Duolmi ancor veramente, ch'io non nacqui
Almen più presso al tuo fiorito nido!—
Ma assai fu bel päese ov'io ti piacqui.

In another passage we have a sentiment evidently taken from nature, and exquisitely graceful and feminine. "You," says Laura, "proclaimed to all men the passion you felt for me: you called aloud for pity: you kept not the tender secret for me alone, but took a pride and a pleasure in publishing it forth to the world; thus constraining me, by all a woman's fear and modesty, to be silent."—"But not less is the pain because we conceal it in the depths of the heart, nor the greater because we lament aloud: fiction and poetry can add nothing to truth, nor yet take from it."

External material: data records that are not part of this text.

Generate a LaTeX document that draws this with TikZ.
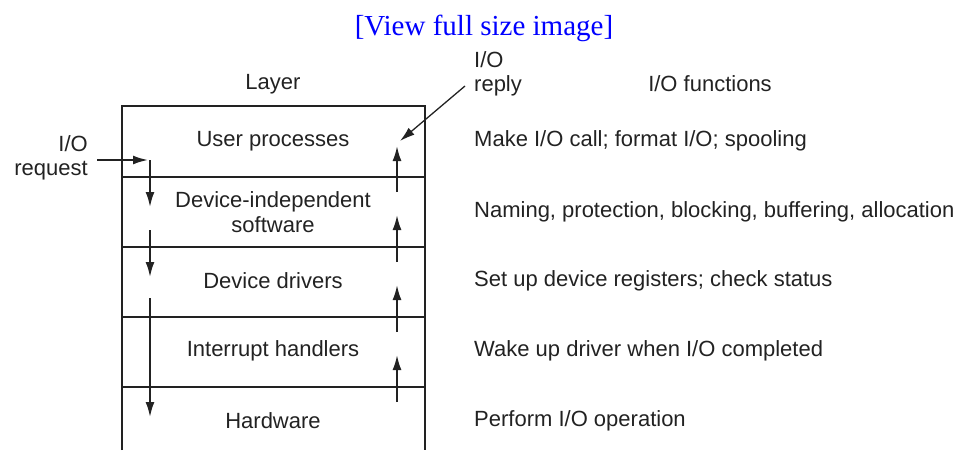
\documentclass[tikz,border=0pt]{standalone}
\usepackage{fontspec}
\setmainfont{Liberation Sans}
\newfontfamily\serifweb{Liberation Serif}
\usetikzlibrary{arrows.meta}
\definecolor{ink}{HTML}{222222}
\definecolor{weblink}{HTML}{0000FF}
\tikzset{
  lbl/.style={font=\fontsize{22}{24.5}\selectfont, text=ink, inner sep=0pt},
  fn/.style={lbl, anchor=west},
  frame/.style={draw=ink, line width=2pt},
  flow/.style={draw=ink, line width=2pt, -{Latex[length=15pt,width=9pt]}},
}
\begin{document}
\begin{tikzpicture}[x=1pt,y=-1pt]
\useasboundingbox (0,0) rectangle (963,450);
% title link
\node[font=\serifweb\fontsize{29}{32}\selectfont, text=weblink, inner sep=0pt] (link) at (484,28) {[View full size image]};
% frame
\draw[frame] (122,450) -- (122,106) -- (425,106) -- (425,450);
\draw[frame] (122,177) -- (425,177);
\draw[frame] (122,247) -- (425,247);
\draw[frame] (122,317) -- (425,317);
\draw[frame] (122,387) -- (425,387);
% headers
\node[lbl] (layerhd) at (273,84) {Layer};
\node[lbl] (fnhd) at (710,84) {I/O functions};
% layers
\node[lbl] (user) at (273,141) {User processes};
\node[lbl, align=center] (devind) at (273,212) {Device-independent\\software};
\node[lbl] (drivers) at (273,281) {Device drivers};
\node[lbl] (irq) at (273,351) {Interrupt handlers};
\node[lbl] (hw) at (273,421) {Hardware};
% functions
\node[fn] (f1) at (474,141) {Make I/O call; format I/O; spooling};
\node[fn] (f2) at (474,212) {Naming, protection, blocking, buffering, allocation};
\node[fn] (f3) at (474,281) {Set up device registers; check status};
\node[fn] (f4) at (474,351) {Wake up driver when I/O completed};
\node[fn] (f5) at (474,421) {Perform I/O operation};
% request / reply labels
\node[lbl, align=right, anchor=east] (req) at (88,158) {I/O\\request};
\node[lbl, align=left, anchor=west] (rep) at (474,74) {I/O\\reply};
% request path
\coordinate (reqs) at (97,160);
\coordinate (reqe) at (148,160);
\draw[flow] (reqs) -- (reqe);
\coordinate (d1s) at (150,160); \coordinate (d1e) at (150,207);
\coordinate (d2s) at (150,230); \coordinate (d2e) at (150,277);
\coordinate (d3s) at (150,298); \coordinate (d3e) at (150,417);
\draw[flow] (d1s) -- (d1e);
\draw[flow] (d2s) -- (d2e);
\draw[flow] (d3s) -- (d3e);
% reply path
\coordinate (u1s) at (397,402); \coordinate (u1e) at (397,355);
\coordinate (u2s) at (397,332); \coordinate (u2e) at (397,285);
\coordinate (u3s) at (397,262); \coordinate (u3e) at (397,215);
\coordinate (u4s) at (397,192); \coordinate (u4e) at (397,146);
\draw[flow] (u1s) -- (u1e);
\draw[flow] (u2s) -- (u2e);
\draw[flow] (u3s) -- (u3e);
\draw[flow] (u4s) -- (u4e);
\coordinate (reps) at (465,86);
\coordinate (repe) at (400,141);
\draw[flow, line width=1.3pt] (reps) -- (repe);
\end{tikzpicture}
\end{document}
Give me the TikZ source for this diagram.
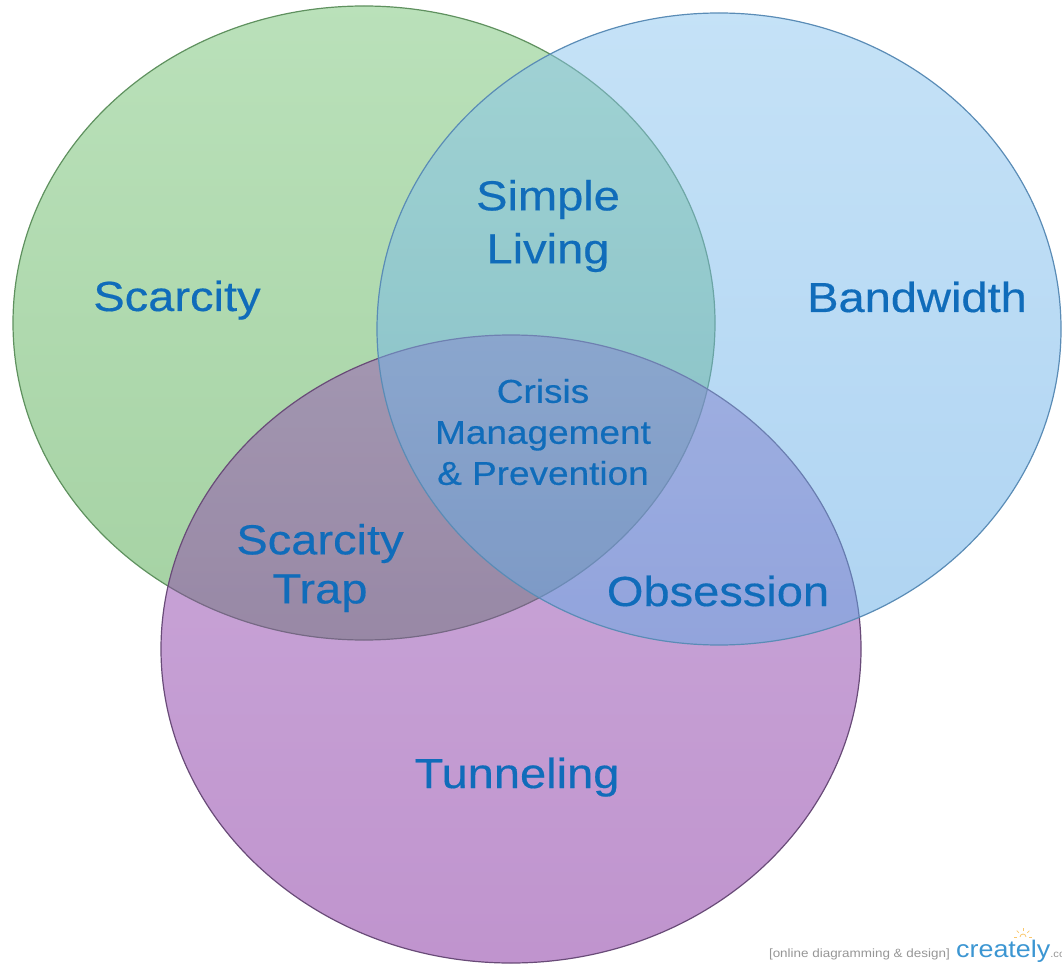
\documentclass[tikz,border=0pt]{standalone}
\usepackage{fontspec}
\setmainfont{Liberation Sans}[FakeStretch=1.12]
\newfontfamily\lblfont{Liberation Sans}[FakeStretch=1.12, FakeBold=0.4]
\definecolor{labelblue}{RGB}{16,108,186}
\definecolor{gtop}{RGB}{117,195,117}
\definecolor{gbot}{RGB}{75,165,71}
\definecolor{btop}{RGB}{139,197,239}
\definecolor{bbot}{RGB}{95,169,229}
\definecolor{ptop}{RGB}{151,85,181}
\definecolor{pbot}{RGB}{129,41,157}
\definecolor{gline}{RGB}{95,145,95}
\definecolor{bline}{RGB}{90,140,182}
\definecolor{pline}{RGB}{105,75,120}
\definecolor{wmgray}{RGB}{150,150,150}
\definecolor{wmblue}{RGB}{60,150,210}
\definecolor{wmsun}{RGB}{250,200,110}
\begin{document}
\begin{tikzpicture}[x=1pt,y=-1pt,
  biglbl/.style={text=labelblue, inner sep=0pt, font=\lblfont\fontsize{42}{50}\selectfont, align=center},
  smalllbl/.style={text=labelblue, inner sep=0pt, font=\lblfont\fontsize{33}{41}\selectfont, align=center},
  setfill/.style={fill opacity=0.5},
  setline/.style={line width=1.2pt}]
\useasboundingbox (0,0) rectangle (1062,965);
\begin{scope}
\clip (0,0) rectangle (1062,965);
% green set
\shade[setfill, top color=gtop, bottom color=gbot] (364,323) ellipse [x radius=351pt, y radius=317pt];
\draw[setline, gline] (364,323) ellipse [x radius=351pt, y radius=317pt];
% purple set
\shade[setfill, top color=ptop, bottom color=pbot] (511,649) ellipse [x radius=350pt, y radius=314pt];
\draw[setline, pline] (511,649) ellipse [x radius=350pt, y radius=314pt];
% blue set
\shade[setfill, top color=btop, bottom color=bbot] (719,329) ellipse [x radius=342pt, y radius=316pt];
\draw[setline, bline] (719,329) ellipse [x radius=342pt, y radius=316pt];

% labels
\node[biglbl, anchor=base] (scarcity) at (177,311) {Scarcity};
\node[biglbl, anchor=base] (bandwidth) at (917,312) {Bandwidth};
\node[biglbl, font=\lblfont\fontsize{42}{53}\selectfont] (simple) at (548,226) {Simple\\Living};
\node[smalllbl] (crisis) at (543,432) {Crisis\\Management\\\& Prevention};
\node[biglbl, font=\lblfont\fontsize{42}{49}\selectfont] (trap) at (320,568) {Scarcity\\Trap};
\node[biglbl, anchor=base] (obsession) at (718,606) {Obsession};
\node[biglbl, anchor=base] (tunneling) at (517,788) {Tunneling};

% watermark
\node[text=wmgray, inner sep=0pt, anchor=base east, font=\fontsize{12}{14}\selectfont] (wmtext) at (950,957) {[online diagramming \& design]};
\node[text=wmblue, inner sep=0pt, anchor=base west, font=\fontsize{24}{28}\selectfont] (wmlogo) at (956,957) {creately\textcolor{wmgray}{\fontsize{10}{12}\selectfont .com}};
\coordinate (sun) at (1023,937);
\draw[wmsun, line width=0.8pt] (sun) ++(-3,0) arc[start angle=180, end angle=0, radius=3pt];
\foreach \a in {0,45,90,135,180} {
  \draw[wmsun, line width=0.7pt] (sun) ++({6*cos(\a)},{-6*sin(\a)}) -- ++({3*cos(\a)},{-3*sin(\a)});
}
\end{scope}
\end{tikzpicture}
\end{document}
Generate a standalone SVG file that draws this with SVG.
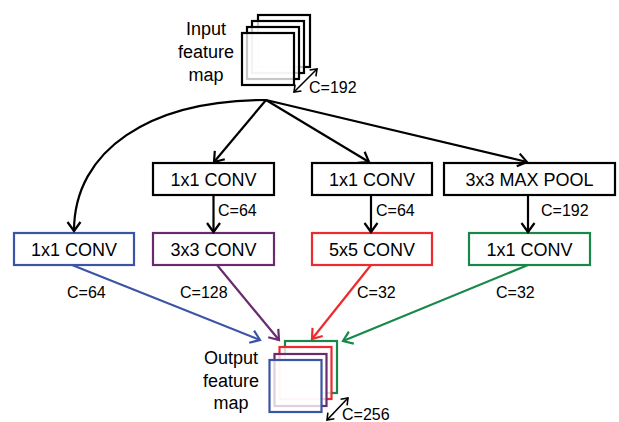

Tu eri di mercè chiamar già roco
Quand'io tacea; perchè vergogna e tema
Facean molto desir, parer si poco;
Non è minor il duol perch' altri 'l prema,
Ne maggior per andarsi lamentando:
Per fizïon non cresce il ver, nè scema.

Petrarch, then all trembling and in tears, exclaims, "that could he but believe he had been dear to her eyes as to her heart, he were sufficiently recompensed for all his sufferings;" and she replies, "that will I never reveal!" ('quello mi taccio.') By this coquettish and characteristic answer, we are still left in the dark. Such was the sacred respect in which Petrarch held her he so loved, that though he evidently wishes to believe—perhaps did believe, that he had touched her heart, he would not presume to insinuate what Laura had never avowed. The whole scene, though less polished in the versification than some of his sonnets, is written throughout with all the flow and fervour of real feeling. It received the poet's last corrections twenty-six years after Laura's death, and but a few weeks previous to his own.